The solution reads (see below for a very short review of the solution of this kind of ODE)

\[\begin{split}\begin{aligned} m_{1,2}(\xi) & = m_A e^{C \xi} \mp C \rho_A a \xi e^{C ( \xi - \xi_A)} = \\ & = m_A e^{C (\xi-\xi_A)} \mp C ( \xi - \xi_A ) \, a \, \rho_{1,2}(\xi) \end{aligned}\end{split}\]

Let \(m(\xi) = \rho(\xi) u(\xi)\), then the velocity field is

\[u_{1,2}(\xi) = u_A \mp C ( \xi - \xi_A ) \, a \ .\]

This expression can be recast as a function of \(u\) and \(\rho\), as \(C(\xi - \xi_A) = \ln \frac{\rho_{1,2}}{\rho_A}\), as

\[u_{1,2}(\xi) = u_a \mp a \ln \frac{\rho_{1,2}}{\rho_A} \ .\]

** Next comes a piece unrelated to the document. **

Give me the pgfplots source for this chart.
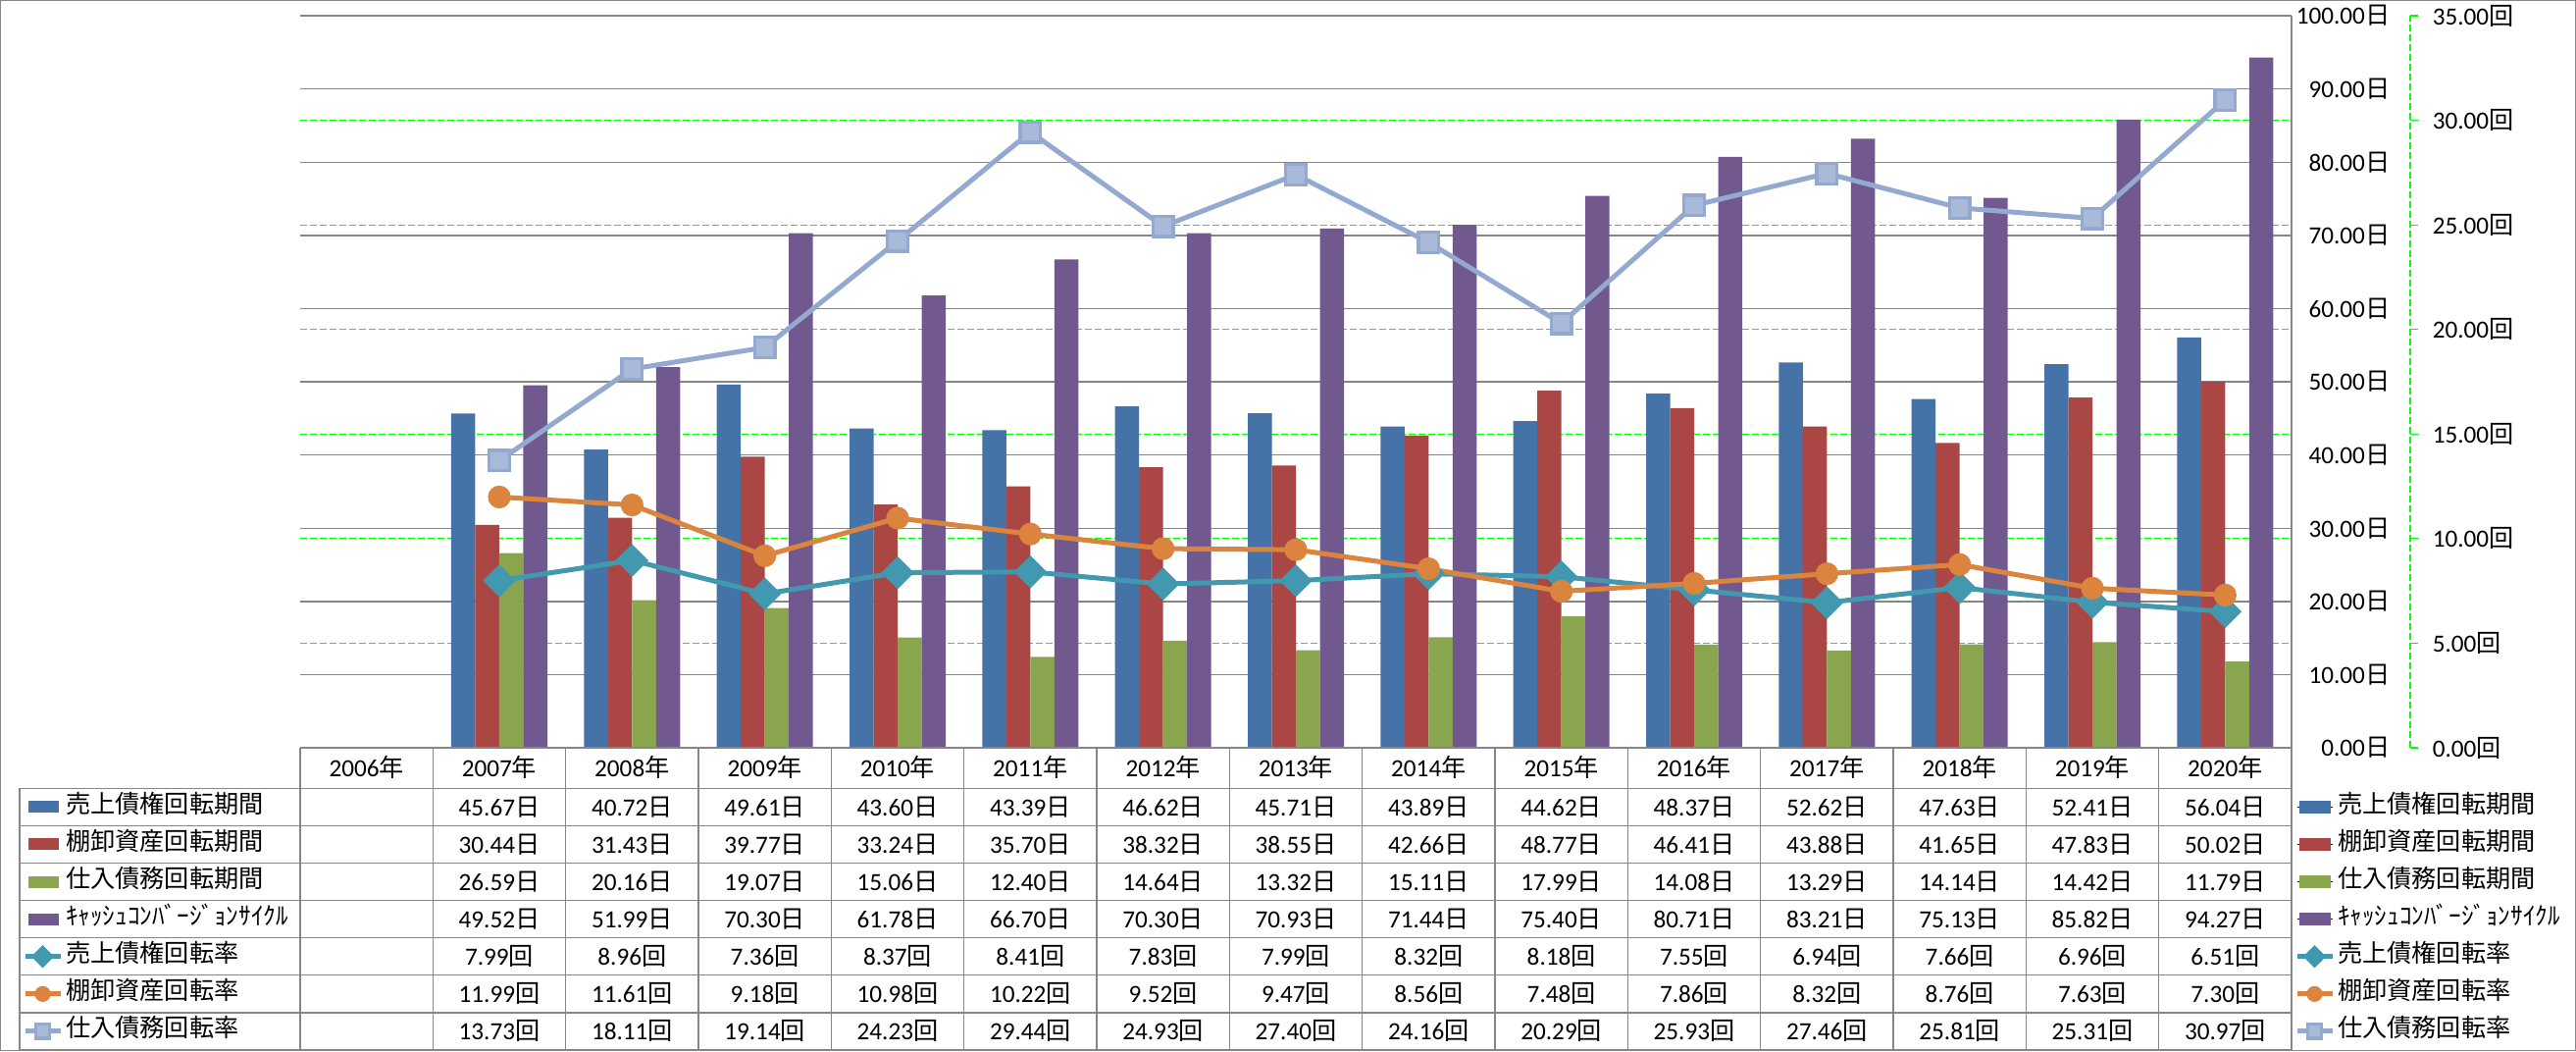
\documentclass[border=0pt]{standalone}
\usepackage{fontspec}
\setmainfont{Carlito}
\newfontfamily\jp{Noto Sans CJK JP}
\usepackage{pgfplots}
\usepackage{pgfplotstable}
\pgfplotsset{compat=1.18}

\definecolor{cBlue}{HTML}{4572A7}
\definecolor{cRed}{HTML}{AA4643}
\definecolor{cGreen}{HTML}{89A54E}
\definecolor{cPurple}{HTML}{71588F}
\definecolor{cTeal}{HTML}{4198AF}
\definecolor{cOrange}{HTML}{DB843D}
\definecolor{cLight}{HTML}{93A9CF}
\definecolor{gridgrey}{HTML}{868686}
\definecolor{lime}{HTML}{00FF00}

\newcommand\cf{\fontsize{6.3pt}{7.6pt}\selectfont}

% 2007..2020 (2006 has no data)
\pgfplotstableread{
idx ar    inv   ap    ccc   arr  invr  apr
1   45.67 30.44 26.59 49.52 7.99 11.99 13.73
2   40.72 31.43 20.16 51.99 8.96 11.61 18.11
3   49.61 39.77 19.07 70.30 7.36 9.18  19.14
4   43.60 33.24 15.06 61.78 8.37 10.98 24.23
5   43.39 35.70 12.40 66.70 8.41 10.22 29.44
6   46.62 38.32 14.64 70.30 7.83 9.52  24.93
7   45.71 38.55 13.32 70.93 7.99 9.47  27.40
8   43.89 42.66 15.11 71.44 8.32 8.56  24.16
9   44.62 48.77 17.99 75.40 8.18 7.48  20.29
10  48.37 46.41 14.08 80.71 7.55 7.86  25.93
11  52.62 43.88 13.29 83.21 6.94 8.32  27.46
12  47.63 41.65 14.14 75.13 7.66 8.76  25.81
13  52.41 47.83 14.42 85.82 6.96 7.63  25.31
14  56.04 50.02 11.79 94.27 6.51 7.30  30.97
}\data

\pgfplotsset{
  barkey/.style={legend image code/.code={
      \path (0pt,0pt) -- (9pt,0pt);
      \fill[#1] (0.75pt,-1.5pt) rectangle (8.5pt,1.5pt);}},
  linekey/.style={legend image code/.code={
      \draw[mark repeat=2,mark phase=2,##1,every mark/.append style={scale=0.68}]
        plot coordinates {(0pt,0pt) (4.5pt,0pt) (9pt,0pt)};}},
  rateA/.style={color=cTeal, line width=1.25pt, mark=square*, mark size=2.8pt,
      mark options={solid, rotate=45, fill=cTeal, draw=cTeal, line width=0.3pt}, linekey},
  rateB/.style={color=cOrange, line width=1.25pt, mark=*, mark size=2.75pt,
      mark options={solid, fill=cOrange, draw=cOrange, line width=0.3pt}, linekey},
  rateC/.style={color=cLight, line width=1.25pt, mark=square*, mark size=2.6pt,
      mark options={solid, fill=cLight!80!white, draw=cLight, line width=0.8pt}, linekey},
  tbllegend/.style={legend cell align=left,
      legend style={anchor=north west, draw=none, fill=none, inner sep=0pt, outer sep=0pt,
        row sep=0pt, font=\cf\jp,
        nodes={inner sep=0pt, text height=6.2pt, text depth=3.325pt},
        /tikz/every odd column/.append style={column sep=0.75pt}}},
}

\begin{document}
\begin{tikzpicture}[font=\cf]
% picture frame in reference pixels (1 px = 0.25 pt), plot box lower left at (306,762)
\begin{scope}[x=0.25pt, y=-0.25pt, shift={(-76.5pt,190.5pt)}]
  \path[use as bounding box] (0,0) rectangle (2626,1071);
\end{scope}

\begin{axis}[
  at={(0,0)}, anchor=south west,
  scale only axis, width=507.5pt, height=186.5pt,
  xmin=-0.5, xmax=14.5, ymin=0, ymax=100,
  axis x line=none, axis y line*=right,
  y axis line style={draw=gridgrey, line width=0.35pt},
  ytick={0,10,...,100}, major tick length=0pt,
  ymajorgrids, major grid style={draw=gridgrey, line width=0.35pt},
  extra y ticks={14.2857,28.5714,42.8571,57.1429,71.4286,85.7143},
  extra y tick labels={},
  extra y tick style={grid=major, major tick length=0pt,
    major grid style={draw=lime, dash pattern=on 1.75pt off 0.75pt, line width=0.3pt}},
  /pgf/number format/assume math mode=true,
  yticklabel={\pgfmathprintnumber[fixed,fixed zerofill,precision=2]{\tick}{\jp 日}},
  yticklabel style={anchor=east, xshift=25.25pt, inner sep=0pt, font=\cf},
  clip=false,
  tbllegend,
  legend style={at={(axis description cs:-0.13941,-0.05536)}},
]
\addplot[ybar, bar width=6.125pt, bar shift=-9.1875pt, fill=cBlue, draw=none, barkey=cBlue]
  table[x=idx, y=ar] {\data};
\addlegendentry{売上債権回転期間}
\addplot[ybar, bar width=6.125pt, bar shift=-3.0625pt, fill=cRed, draw=none, barkey=cRed]
  table[x=idx, y=inv] {\data};
\addlegendentry{棚卸資産回転期間}
\addplot[ybar, bar width=6.125pt, bar shift=3.0625pt, fill=cGreen, draw=none, barkey=cGreen]
  table[x=idx, y=ap] {\data};
\addlegendentry{仕入債務回転期間}
\addplot[ybar, bar width=6.125pt, bar shift=9.1875pt, fill=cPurple, draw=none, barkey=cPurple]
  table[x=idx, y=ccc] {\data};
\addlegendentry{ｷｬｯｼｭｺﾝﾊﾞｰｼﾞｮﾝｻｲｸﾙ}
\addlegendimage{rateA}
\addlegendentry{売上債権回転率}
\addlegendimage{rateB}
\addlegendentry{棚卸資産回転率}
\addlegendimage{rateC}
\addlegendentry{仕入債務回転率}
\end{axis}

\begin{axis}[
  at={(0,0)}, anchor=south west,
  scale only axis, width=537.75pt, height=186.5pt,
  xmin=-0.5, xmax=15.394, ymin=0, ymax=35,
  axis x line=none, axis y line*=right,
  y axis line style={draw=lime, dash pattern=on 1.75pt off 0.75pt, line width=0.3pt},
  ytick={0,5,...,35}, tick align=outside, major tick length=2pt,
  ytick style={draw=lime, line width=0.3pt},
  /pgf/number format/assume math mode=true,
  yticklabel={\pgfmathprintnumber[fixed,fixed zerofill,precision=2]{\tick}{\jp 回}},
  yticklabel style={anchor=west, xshift=3.5pt, inner sep=0pt, font=\cf},
  clip=false,
  tbllegend,
  legend style={at={(axis description cs:0.94514,-0.05536)}},
]
\addlegendimage{barkey=cBlue}
\addlegendentry{売上債権回転期間}
\addlegendimage{barkey=cRed}
\addlegendentry{棚卸資産回転期間}
\addlegendimage{barkey=cGreen}
\addlegendentry{仕入債務回転期間}
\addlegendimage{barkey=cPurple}
\addlegendentry{ｷｬｯｼｭｺﾝﾊﾞｰｼﾞｮﾝｻｲｸﾙ}
\addplot[rateA] table[x=idx, y=arr] {\data};
\addlegendentry{売上債権回転率}
\addplot[rateB] table[x=idx, y=invr] {\data};
\addlegendentry{棚卸資産回転率}
\addplot[rateC] table[x=idx, y=apr] {\data};
\addlegendentry{仕入債務回転率}
\end{axis}

% data table below the plot
\begin{scope}[x=0.25pt, y=-0.25pt, shift={(-76.5pt,190.5pt)}]
  \draw[gridgrey, line width=0.25pt] (0.5,0.5) rectangle (2625.5,1070.5);
  \foreach \k in {0,...,15}
    \draw[gridgrey, line width=0.35pt] ({306+135.333*\k},762) -- ({306+135.333*\k},1070.5);
  \draw[gridgrey, line width=0.35pt] (20,803.3) -- (20,1070.5);
  \draw[gridgrey, line width=0.35pt] (306,762) -- (2336,762);
  \foreach \r in {0,...,7}
    \draw[gridgrey, line width=0.35pt] (20,{803.3+38.1*\r}) -- (2336,{803.3+38.1*\r});
  \foreach \k in {0,...,14} {
    \pgfmathtruncatemacro\yr{2006+\k}
    \node[anchor=base, inner sep=0pt] at ({306+135.333*(\k+0.5)},792) {\yr{\jp 年}};
  }
  \foreach \col/\unit [count=\r from 0] in {ar/日,inv/日,ap/日,ccc/日,arr/回,invr/回,apr/回} {
    \foreach \i in {0,...,13} {
      \pgfplotstablegetelem{\i}{\col}\of\data
      \node[anchor=base, inner sep=0pt] at ({306+135.333*(\i+1.5)},{803.3+38.1*\r+28})
        {\pgfplotsretval{\jp\unit}};
    }
  }
\end{scope}
\end{tikzpicture}
\end{document}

Solution of the 1-st order linear non-homogeneous ODE

\[y'(x) = C y(x) + A e^{Cx}\]

The solution of the homogeneous

\[y_o(x) = a e^{C x} \ ,\]

is propoprtional to the forcing. The particular solution of the non-homogeneous equation has the form

\[y_p(x) = b x e^{C x} \ ,\]

so that its derivative is

\[y'_p(x) = b e^{C x} + b C x e^{C x} \ .\]

Sostitution in the ODE gives

\[b e^{C x} + b C x e^{C x} = C \left( b x e^{Cx} \right) + A e^{Cx} \]

and thus \(b = A\). The solution of the non-homogeneous equation thus reads

\[y(x) = a e^{Cx} + A x e^{Cx} \ ,\]

with the integration constant \(a\) that is determined by a condition (initial, final, or whatever).